La bonne nouvelle, c’est qu’il sera entouré de vétérans à même de le conseiller et de le remettre dans le droit chemin s’il se met à jouer contre-nature. La probable augmentation de tickets shoots et de responsabilités offensives ne devra pas faire oublier à Siakam ce qu’il est avant tout, un défenseur féroce doublé d’un athlète remarquable. Jusqu’où pourra aller son dépassement de fonction, là est la question. Cette saison apportera les premiers éléments de réponse, aussi bien pour le futur du joueur que celui de sa franchise.
La problématique de l’équipe : préparer la fin de cycle
On peut compter sur les Raptors pour se battre jusqu’au bout cette saison, mais on ne peut s’empêcher de penser, déjà, à l’été 2020 puisque Kyle Lowry, Marc Gasol, Serge Ibaka, Pascal Siakam et Fred VanVleet arriveront au terme de leur contrat. En matière de chamboulement potentiel et de fin de cycle, ça se pose là.
Toronto peut savourer le baroud d’honneur des héros d’aujourd’hui mais Masai Ujiri doit déjà commencer à échafauder des plans pour demain, et cette saison doit lui servir à acquérir des certitudes quant aux pièces à re-signer, et surtout à quel prix. La masse salariale qui sera libérée a forcément de quoi donner de l’appétit au GM, même si la free agency 2020 s’annonce moins fournie que cette année, et il faudra placer ses dollars de manière judicieuse.

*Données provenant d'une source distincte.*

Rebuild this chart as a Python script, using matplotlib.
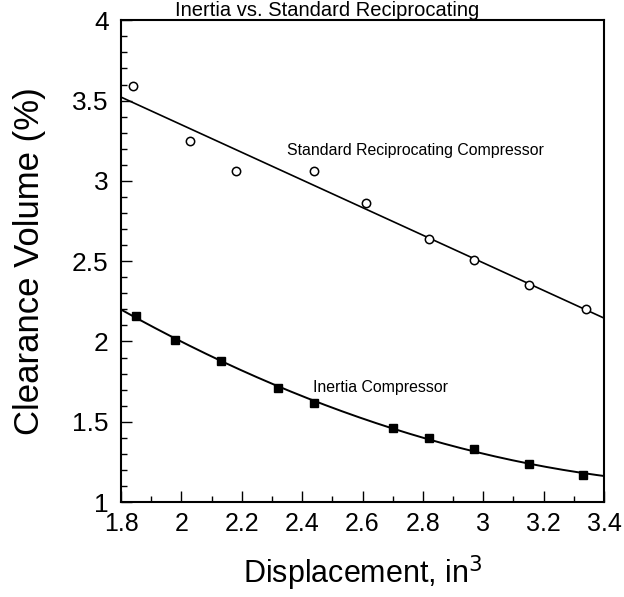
import numpy as np
import matplotlib
matplotlib.use("Agg")
import matplotlib.pyplot as plt
from matplotlib.ticker import MultipleLocator

plt.rcParams['font.family'] = ['Liberation Sans', 'DejaVu Sans']

# standard reciprocating compressor (open circles)
std_x = [1.84, 2.03, 2.18, 2.44, 2.61, 2.82, 2.97, 3.15, 3.34]
std_y = [3.59, 3.25, 3.06, 3.06, 2.86, 2.64, 2.51, 2.35, 2.20]

# inertia compressor (filled squares)
ine_x = [1.85, 1.98, 2.13, 2.32, 2.44, 2.70, 2.82, 2.97, 3.15, 3.33]
ine_y = [2.16, 2.01, 1.88, 1.71, 1.62, 1.46, 1.40, 1.33, 1.24, 1.17]

xticks = [1.8, 2.0, 2.2, 2.4, 2.6, 2.8, 3.0, 3.2, 3.4]

fig = plt.figure(figsize=(6.24, 5.97), dpi=100)
ax = fig.add_axes([0.194, 0.159, 0.774, 0.807])

# fitted curves
xx = np.linspace(1.8, 3.4, 200)
p_std = np.polyfit(std_x, std_y, 1)
p_ine = np.polyfit(ine_x, ine_y, 2)
ax.plot(xx, np.polyval(p_std, xx), color='black', lw=1.2)
ax.plot(xx, np.polyval(p_ine, xx), color='black', lw=1.4)

ax.plot(std_x, std_y, 'o', mfc='white', mec='black', ms=6, mew=1.1, zorder=3)
ax.plot(ine_x, ine_y, 's', color='black', ms=5.5, zorder=3)

ax.text(2.35, 3.19, 'Standard Reciprocating Compressor', fontsize=11.4, va='center')
ax.text(2.435, 1.716, 'Inertia Compressor', fontsize=11.4, va='center')

ax.set_xlim(1.8, 3.4)
ax.set_ylim(1, 4)
ax.set_xticks(xticks)
ax.xaxis.set_minor_locator(MultipleLocator(0.1))
ax.yaxis.set_major_locator(MultipleLocator(0.5))
ax.yaxis.set_minor_locator(MultipleLocator(0.1))
fmt = plt.FuncFormatter(lambda v, p: '%g' % v)
ax.xaxis.set_major_formatter(fmt)
ax.yaxis.set_major_formatter(fmt)
ax.tick_params(which='both', direction='in', top=False, right=False)
ax.tick_params(which='major', length=8, width=1)
ax.tick_params(which='minor', length=4, width=1)
ax.tick_params(axis='x', labelsize=18, pad=7)
ax.tick_params(axis='y', labelsize=19, pad=9)
for s in ax.spines.values():
    s.set_linewidth(1.5)

ax.set_xlabel('Displacement, in$^3$', fontsize=22, labelpad=13)
ax.set_ylabel('Clearance Volume (%)', fontsize=25, labelpad=19)
fig.text(0.525, 0.999, 'Inertia vs. Standard Reciprocating',
         ha='center', va='top', fontsize=14.5)

fig.savefig('out.png', dpi=100)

C’est pourquoi il ne faudra pas s’étonner, dans le cas où la saison des Raptors peine à décoller niveau résultats, d’entendre les noms de Lowry, Gasol ou Ibaka revenir avec insistance dans les rumeurs de transfert. Ujiri voudra certainement offrir un dernier run à ses vétérans mais si les playoffs venaient malheureusement à s’éloigner, le GM pourrait trancher dans le vif pour acquérir des monnaies d’échange intéressantes en vue de la reconstruction, moins d’un an après avoir connu la gloire. C’est aussi ça, la NBA.
Pronostic
4e à l’Est (entre 45 et 49 victoires)
Difficile d’imaginer les Raptors s’écrouler totalement, car il y a encore bien trop d’expérience et de qualité pour cela. La défense canadienne s’annonce une nouvelle fois redoutable et l’équilibre entre vécu et jeunesse peut accoucher de choses très intéressantes si l’alchimie se crée. L’équipe gardera la solidité qu’on lui connaît, mais sans cette étincelle de talent qui lui a permis de toucher les étoiles. S’il est impossible de jouer les premiers rôles après le départ de Leonard, on mise tout de même sur une grosse saison de Toronto, qui pourra s’appuyer sur des fondations solides pour faire bien plus que de la figuration. L’avantage du terrain au premier tour est un objectif atteignable.